The long-term fall in the birthrate is now causing a drop in the number of potential recruits. With an insufficient budget, it is impossible for the Ministry of National Defense to offer favorable pay to recruit enough people into the armed forces.

Frequent negative news reports have tarnished the image of the military, further weakening young people’s motivation to sign up. The transition to an all-volunteer military, ignoring the military’s advice, has already weakened troop strength.

The Ma administration has misjudged the nation’s security situation and it has mistaken surrender for peace. It highlights good news about relations across the Taiwan Strait, without mentioning the negative aspects. It has also looked the other way as retired armed forces officers go off on trips to China, where, wine glass in hand, they say the nationalist and communist armies are both Chinese armies and other such morale-weakening statements.

Cases of spying and passing information to China are increasing and getting more serious. Even William Stanton, former director of the American Institute in Taiwan’s Taipei office, has warned that the “success and frequency” of spying cases is having a negative impact on military cooperation and confidence between Taipei and Washington.

A host of actions that have blurred the identity of Taiwan’s main enemy have led people to say no to devoting more resources to national defense.

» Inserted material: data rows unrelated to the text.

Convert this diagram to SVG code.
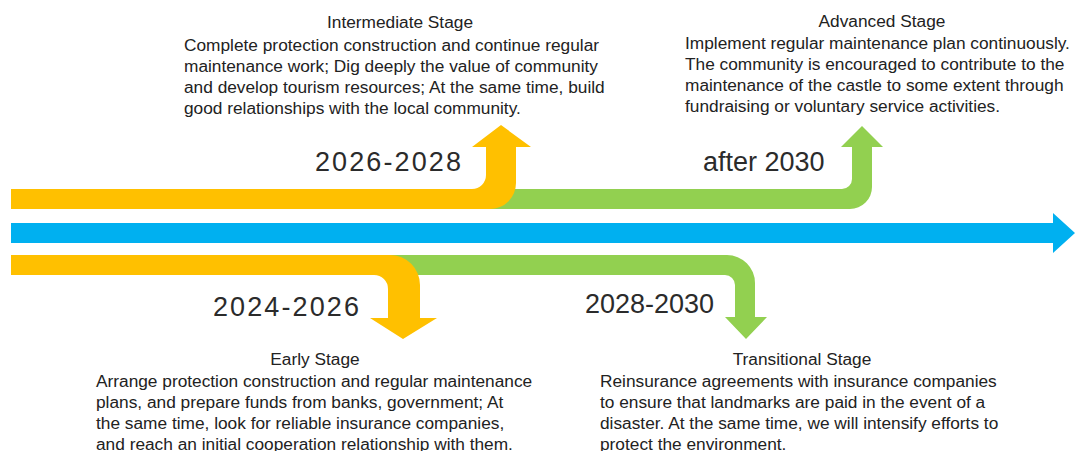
<svg xmlns="http://www.w3.org/2000/svg" width="1076" height="451" viewBox="0 0 1076 451">
  <style>
    .body { font-family: "Liberation Sans", Arial, sans-serif; font-size: 17.3px; fill: #222222; }
    .title { text-anchor: middle; }
    .year { font-family: "Liberation Sans", Arial, sans-serif; font-size: 27px; fill: #2b2b2b; }
    .spaced { letter-spacing: 2.1px; }
    .orange { fill: #FFC000; }
    .green { fill: #92D050; }
    .blue { fill: #00B0F0; }
  </style>
  <rect width="1076" height="451" fill="#ffffff"/>

  <!-- timeline bands and bent arrows -->
  <g id="connectors">
    <path id="band-advanced" class="green" d="M440,189 H842 A10,10 0 0 0 852,179 V147 H841 L862,126 L883,147 H872 V187 A22,22 0 0 1 850,209 H440 Z"/>
    <path id="band-intermediate" class="orange" d="M11,189 H472 A14,14 0 0 0 486,175 V147 H472 L501,125 L531,147 H516 V183 A26,26 0 0 1 490,209 H11 Z"/>
    <path id="timeline" class="blue" d="M11,223 H1053 V213 L1075,233 L1053,253 V243 H11 Z"/>
    <path id="band-transitional" class="green" d="M360,255 H727 A28,28 0 0 1 755,283 V317 H767 L746,339 L725,317 H735 V285 A10,10 0 0 0 725,275 H360 Z"/>
    <path id="band-early" class="orange" d="M11,255 H390 A30,30 0 0 1 420,285 V318 H437 L403,339 L370,318 H388 V289 A14,14 0 0 0 374,275 H11 Z"/>
  </g>

  <!-- period labels -->
  <g id="years">
    <text class="year spaced" x="315" y="171">2026-2028</text>
    <text class="year" x="703" y="171">after 2030</text>
    <text class="year spaced" x="213" y="316">2024-2026</text>
    <text class="year" x="585" y="313">2028-2030</text>
  </g>

  <g id="intermediate-stage" class="body">
    <text class="title" x="400" y="28">Intermediate Stage</text>
    <text x="184" y="51">Complete protection construction and continue regular</text>
    <text x="184" y="72">maintenance work; Dig deeply the value of community</text>
    <text x="184" y="93">and develop tourism resources; At the same time, build</text>
    <text x="184" y="114">good relationships with the local community.</text>
  </g>

  <g id="advanced-stage" class="body">
    <text class="title" x="882" y="27">Advanced Stage</text>
    <text x="685" y="49">Implement regular maintenance plan continuously.</text>
    <text x="685" y="70">The community is encouraged to contribute to the</text>
    <text x="685" y="91">maintenance of the castle to some extent through</text>
    <text x="685" y="112">fundraising or voluntary service activities.</text>
  </g>

  <g id="early-stage" class="body">
    <text class="title" x="315" y="365">Early Stage</text>
    <text x="96" y="387">Arrange protection construction and regular maintenance</text>
    <text x="96" y="408">plans, and prepare funds from banks, government; At</text>
    <text x="96" y="429">the same time, look for reliable insurance companies,</text>
    <text x="96" y="450">and reach an initial cooperation relationship with them.</text>
  </g>

  <g id="transitional-stage" class="body">
    <text class="title" x="802" y="365">Transitional Stage</text>
    <text x="600" y="387">Reinsurance agreements with insurance companies</text>
    <text x="600" y="408">to ensure that landmarks are paid in the event of a</text>
    <text x="600" y="429">disaster. At the same time, we will intensify efforts to</text>
    <text x="600" y="450">protect the environment.</text>
  </g>
</svg>
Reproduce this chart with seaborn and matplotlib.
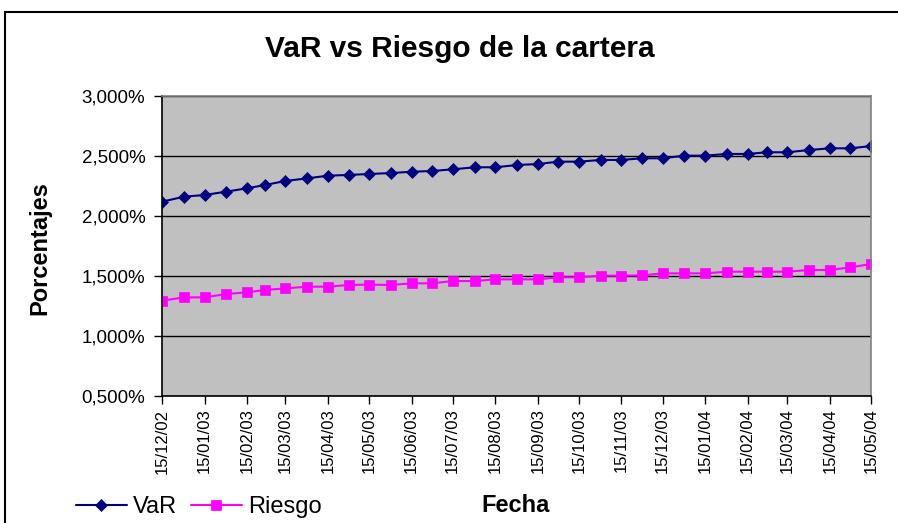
# VaR vs Riesgo de la cartera - recreation with seaborn

import pandas as pd
import matplotlib.pyplot as plt
from matplotlib.ticker import FuncFormatter
from matplotlib.patches import Rectangle
import seaborn as sns

# -------------------------------
# DATA
# -------------------------------

fechas = ["15/12/02", "31/12/02", "15/01/03", "31/01/03", "15/02/03", "28/02/03",
          "15/03/03", "31/03/03", "15/04/03", "30/04/03", "15/05/03", "31/05/03",
          "15/06/03", "30/06/03", "15/07/03", "31/07/03", "15/08/03", "31/08/03",
          "15/09/03", "30/09/03", "15/10/03", "31/10/03", "15/11/03", "30/11/03",
          "15/12/03", "31/12/03", "15/01/04", "31/01/04", "15/02/04", "29/02/04",
          "15/03/04", "31/03/04", "15/04/04", "30/04/04", "15/05/04"]

var = [2.119, 2.161, 2.175, 2.203, 2.231, 2.258, 2.292, 2.314, 2.336, 2.342,
       2.350, 2.358, 2.369, 2.375, 2.389, 2.406, 2.406, 2.425, 2.433, 2.453,
       2.453, 2.467, 2.467, 2.481, 2.481, 2.503, 2.503, 2.517, 2.517, 2.531,
       2.531, 2.550, 2.564, 2.564, 2.583]

riesgo = [1.294, 1.322, 1.322, 1.350, 1.364, 1.383, 1.397, 1.411, 1.411, 1.425,
          1.428, 1.425, 1.439, 1.439, 1.458, 1.458, 1.472, 1.472, 1.472, 1.489,
          1.489, 1.503, 1.503, 1.505, 1.522, 1.522, 1.522, 1.536, 1.536, 1.536,
          1.536, 1.550, 1.550, 1.572, 1.600]

ticks_fecha = ["15/12/02", "15/01/03", "15/02/03", "15/03/03", "15/04/03", "15/05/03",
               "15/06/03", "15/07/03", "15/08/03", "15/09/03", "15/10/03", "15/11/03",
               "15/12/03", "15/01/04", "15/02/04", "15/03/04", "15/04/04", "15/05/04"]

y_ticks = [0.5, 1.0, 1.5, 2.0, 2.5, 3.0]

df = pd.DataFrame({'Fecha': pd.to_datetime(fechas, format='%d/%m/%y'),
                   'VaR': var,
                   'Riesgo': riesgo})

# -------------------------------
# STYLE
# -------------------------------

sns.set_style('white')
plt.rcParams['font.family'] = ['Liberation Sans', 'DejaVu Sans']
plt.rcParams['text.color'] = 'black'
plt.rcParams['xtick.color'] = 'black'
plt.rcParams['ytick.color'] = 'black'

W, H = 898, 523
fig = plt.figure(figsize=(W / 100, H / 100), dpi=100)
ax = fig.add_axes([162 / W, 1 - 396 / H, (871 - 162) / W, 300 / H])

# -------------------------------
# LINES
# -------------------------------

sns.lineplot(data=df, x='Fecha', y='VaR', ax=ax, color='#000080',
             marker='D', markersize=6.5, markeredgecolor='#000080',
             markeredgewidth=0.5, linewidth=1.5, label='VaR')

sns.lineplot(data=df, x='Fecha', y='Riesgo', ax=ax, color='#FF00FF',
             marker='s', markersize=7.5, markeredgecolor='#FF00FF',
             markeredgewidth=0.5, linewidth=1.5, label='Riesgo')

handles, labels = ax.get_legend_handles_labels()
ax.get_legend().remove()

# -------------------------------
# AXES
# -------------------------------

ax.set_facecolor('#C0C0C0')
ax.set_xlim(df['Fecha'].min(), df['Fecha'].max())
ax.set_ylim(0.5, 3.0)
ax.set_yticks(y_ticks)
ax.yaxis.set_major_formatter(FuncFormatter(lambda v, p: f"{v:.3f}%".replace('.', ',')))

ax.set_xticks(pd.to_datetime(ticks_fecha, format='%d/%m/%y'))
ax.set_xticklabels(ticks_fecha, rotation=90)

ax.tick_params(axis='both', bottom=True, left=True, direction='out',
               length=6, width=1, color='black')
ax.tick_params(axis='y', labelsize=13.5, pad=6)
ax.tick_params(axis='x', labelsize=12, pad=3)

ax.yaxis.grid(True, color='black', linewidth=1)
ax.set_axisbelow(True)

ax.spines['left'].set_color('black')
ax.spines['bottom'].set_color('black')
ax.spines['top'].set_color('#808080')
ax.spines['right'].set_color('#808080')
for s in ax.spines.values():
    s.set_linewidth(1.2)

ax.set_xlabel('')
ax.set_ylabel('')

# -------------------------------
# TEXTS AND LEGEND
# -------------------------------

fig.text(460 / W, 1 - 49 / H, 'VaR vs Riesgo de la cartera',
         ha='center', va='center', fontsize=21.5, fontweight='bold')

fig.text(40 / W, 1 - 248 / H, 'Porcentajes', rotation=90,
         ha='center', va='center', fontsize=17, fontweight='bold')

fig.text(516 / W, 1 - 506 / H, 'Fecha',
         ha='center', va='center', fontsize=17, fontweight='bold')

fig.legend(handles, labels, loc='center left', bbox_to_anchor=(76 / W, 1 - 507 / H),
           ncol=2, frameon=False, fontsize=17, handlelength=2.15,
           handletextpad=0.25, columnspacing=0.6, borderpad=0, borderaxespad=0)

# chart frame
fig.add_artist(Rectangle((5 / W, -0.1), 1.1, 1.1 - 12 / H, transform=fig.transFigure,
                         fill=False, edgecolor='black', linewidth=1.5))

fig.savefig('out.png', dpi=100)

This is leading many in the military to wonder what they are supposed to go to war for. Taiwanese are putting themselves in danger by forgetting the need for military preparedness. Taiwanese must have a proper understanding of cross-strait relations and must maintain a sufficient self-defense capability so they can say “no” at the negotiating table if need be.

An adequate military budget is not just a matter of arms purchases, but it also influences the international community’s assessment of Taiwan’s determination to defend itself.

The Ministry of National Defense should also foster the idea of asymmetrical warfare and allocate resources effectively to counter China’s plans to make the first battle decisive and win any war in a short time. That would give Taiwan enough time to get help from the international community following an attack.